Okay culture talk is done :)
God Talk:
Okay time to switch gears here. God talk time. Okay, so I am person to be blunt when it comes to my faith in God. I will not lie to you guys. I am having a difficult time lately. Now, wait, it isnt that i dont believe in God or I dont love Him. It is more fear. It is the fear that I always have-what if He leaves? Can I trust Him? Or worse, I dont deserve Him. I don't want His love because I don't deserve Him. Now how many of us wonder that in our life? I would bet all of us do-even those that don't believe in God. I believe alot of it boils down to fear....fear of rejection, fear of not being good enough, just fear. Well lately, I've been trying to remind myself that God has been with me through some pretty horrific things and through some pretty WONDERFUL things. He was there through it all. And He has yet to leave me, so why do I always ponder on that? WHy do I worry that He is going to leave? He hasnt yet, so why should I fear that?

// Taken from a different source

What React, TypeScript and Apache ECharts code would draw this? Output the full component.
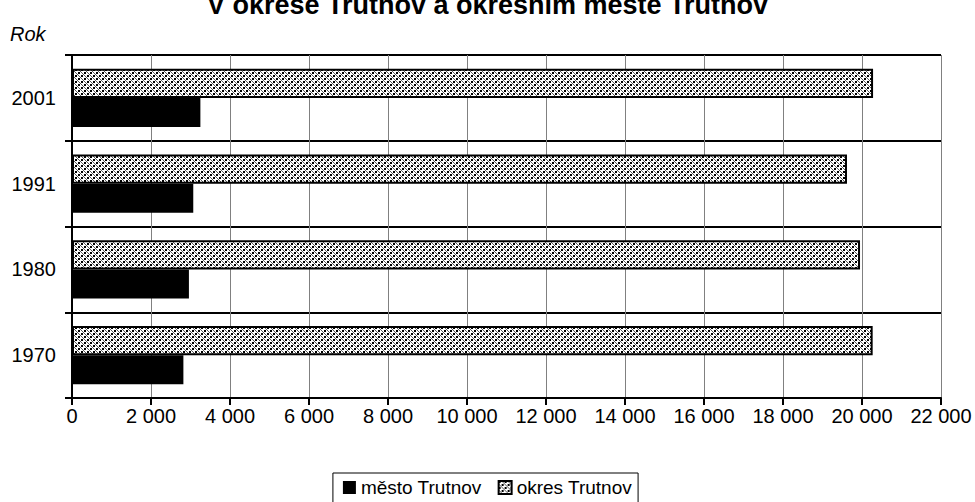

I know deep down I need to work alot on my fears of abandonment....and you know something I have been trying to learn is that, it's okay to be alone, because God is always there with you. In your darkest times, God is there with you, holding you and loving you. Even when you doubt Him, even when you yell at him, "WHY GOD? WHY?" or say "don't leave me..please." He is there holding you, whispering in your ear, "i will never leave you. I love you. i have always been here and always will." I try to keep that in mind as I go through those dark valleys of doubt and fear. God loves me. He always has and always will. Even when I think I'm not good enough He says, "i dont care. I made you, I love you. I sent my Son for you, to save you, all of you. Even the bad." and that gives me a sense of inner peace. So I know even when I am doubting, wondering, even when I am furious with God or sobbing, I know that God is there, just holding me...and you know what? He understands...He gets it....because He made us, He knows where we are coming from and why we are doubting...He gets it and He justwaits...waits until we are ready to be fully His...and that brings me peace.
Okay talk time over...I am finish preaching, yelling, chatting. :) Hope you all are doing well in your lives and I'll catch ya later!